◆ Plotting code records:
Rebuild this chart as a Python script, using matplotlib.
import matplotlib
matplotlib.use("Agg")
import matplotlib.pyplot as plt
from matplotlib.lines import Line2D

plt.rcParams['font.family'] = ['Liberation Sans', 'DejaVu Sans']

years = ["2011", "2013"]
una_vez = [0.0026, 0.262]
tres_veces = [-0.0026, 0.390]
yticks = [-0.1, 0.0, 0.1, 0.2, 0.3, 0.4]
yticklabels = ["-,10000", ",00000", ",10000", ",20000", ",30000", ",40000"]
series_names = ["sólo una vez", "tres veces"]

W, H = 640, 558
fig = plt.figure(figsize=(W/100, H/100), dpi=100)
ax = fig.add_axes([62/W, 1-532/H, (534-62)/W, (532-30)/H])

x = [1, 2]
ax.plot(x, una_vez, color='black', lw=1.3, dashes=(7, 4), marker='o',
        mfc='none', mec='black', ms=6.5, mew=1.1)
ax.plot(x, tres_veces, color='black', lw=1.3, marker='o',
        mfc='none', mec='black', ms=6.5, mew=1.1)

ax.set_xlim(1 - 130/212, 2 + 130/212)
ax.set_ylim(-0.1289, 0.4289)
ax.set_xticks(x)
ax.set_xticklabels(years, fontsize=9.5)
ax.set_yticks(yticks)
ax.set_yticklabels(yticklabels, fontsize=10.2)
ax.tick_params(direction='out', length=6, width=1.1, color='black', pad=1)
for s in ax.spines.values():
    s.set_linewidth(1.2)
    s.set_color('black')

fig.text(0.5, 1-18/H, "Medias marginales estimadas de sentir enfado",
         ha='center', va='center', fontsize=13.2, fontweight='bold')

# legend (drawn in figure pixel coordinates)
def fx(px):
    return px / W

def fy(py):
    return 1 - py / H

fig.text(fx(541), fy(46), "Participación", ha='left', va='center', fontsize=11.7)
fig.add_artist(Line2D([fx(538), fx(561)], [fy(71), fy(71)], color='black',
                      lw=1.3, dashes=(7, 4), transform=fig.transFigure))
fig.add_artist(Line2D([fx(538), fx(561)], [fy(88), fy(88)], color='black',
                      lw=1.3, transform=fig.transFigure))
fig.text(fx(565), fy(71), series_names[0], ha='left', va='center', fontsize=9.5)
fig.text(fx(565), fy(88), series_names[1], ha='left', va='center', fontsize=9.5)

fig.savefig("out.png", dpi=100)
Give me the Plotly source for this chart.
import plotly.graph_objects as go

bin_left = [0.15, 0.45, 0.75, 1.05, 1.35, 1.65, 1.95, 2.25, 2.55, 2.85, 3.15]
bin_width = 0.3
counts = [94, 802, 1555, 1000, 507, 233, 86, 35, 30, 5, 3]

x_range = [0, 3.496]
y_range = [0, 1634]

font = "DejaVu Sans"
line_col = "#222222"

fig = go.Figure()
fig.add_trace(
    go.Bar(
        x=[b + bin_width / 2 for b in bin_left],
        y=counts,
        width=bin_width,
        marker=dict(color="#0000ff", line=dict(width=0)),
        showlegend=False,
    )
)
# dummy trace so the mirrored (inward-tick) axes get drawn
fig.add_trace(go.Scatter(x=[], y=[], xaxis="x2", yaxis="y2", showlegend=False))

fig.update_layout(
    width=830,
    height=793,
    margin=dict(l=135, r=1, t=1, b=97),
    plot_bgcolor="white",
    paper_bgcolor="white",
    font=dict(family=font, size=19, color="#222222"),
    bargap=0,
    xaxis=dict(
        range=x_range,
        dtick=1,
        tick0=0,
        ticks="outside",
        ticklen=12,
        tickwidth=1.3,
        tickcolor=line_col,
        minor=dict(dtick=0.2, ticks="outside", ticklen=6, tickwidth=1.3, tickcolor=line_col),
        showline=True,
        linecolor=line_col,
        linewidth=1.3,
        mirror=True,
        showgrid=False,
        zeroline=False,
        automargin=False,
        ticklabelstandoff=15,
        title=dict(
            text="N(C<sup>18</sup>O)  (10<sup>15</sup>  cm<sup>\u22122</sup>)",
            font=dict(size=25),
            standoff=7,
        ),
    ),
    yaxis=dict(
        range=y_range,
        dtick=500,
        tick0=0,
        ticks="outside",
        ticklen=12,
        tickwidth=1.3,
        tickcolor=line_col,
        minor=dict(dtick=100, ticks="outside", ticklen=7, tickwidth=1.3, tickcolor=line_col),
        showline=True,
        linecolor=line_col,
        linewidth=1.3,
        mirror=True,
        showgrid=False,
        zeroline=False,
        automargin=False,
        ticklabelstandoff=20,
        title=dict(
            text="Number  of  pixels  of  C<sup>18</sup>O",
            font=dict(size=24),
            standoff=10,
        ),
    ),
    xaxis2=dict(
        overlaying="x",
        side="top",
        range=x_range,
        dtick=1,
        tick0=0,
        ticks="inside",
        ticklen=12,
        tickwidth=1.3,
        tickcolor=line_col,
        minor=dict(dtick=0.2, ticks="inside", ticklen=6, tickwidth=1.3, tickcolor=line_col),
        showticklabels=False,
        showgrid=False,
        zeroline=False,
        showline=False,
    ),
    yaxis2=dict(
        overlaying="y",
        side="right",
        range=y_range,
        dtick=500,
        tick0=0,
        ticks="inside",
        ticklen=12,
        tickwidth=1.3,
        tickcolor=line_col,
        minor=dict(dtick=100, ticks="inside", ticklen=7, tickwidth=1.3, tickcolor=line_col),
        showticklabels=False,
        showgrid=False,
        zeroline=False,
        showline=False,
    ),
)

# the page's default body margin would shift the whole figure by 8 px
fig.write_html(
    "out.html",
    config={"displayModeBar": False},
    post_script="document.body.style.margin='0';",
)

◆ PROBLEM REQUIREMENTS:
Copy out every line of the data that includes "chart".

◆ RESULT OF THE TASK:
Rebuild this chart as a Python script, using matplotlib.
Give me the Plotly source for this chart.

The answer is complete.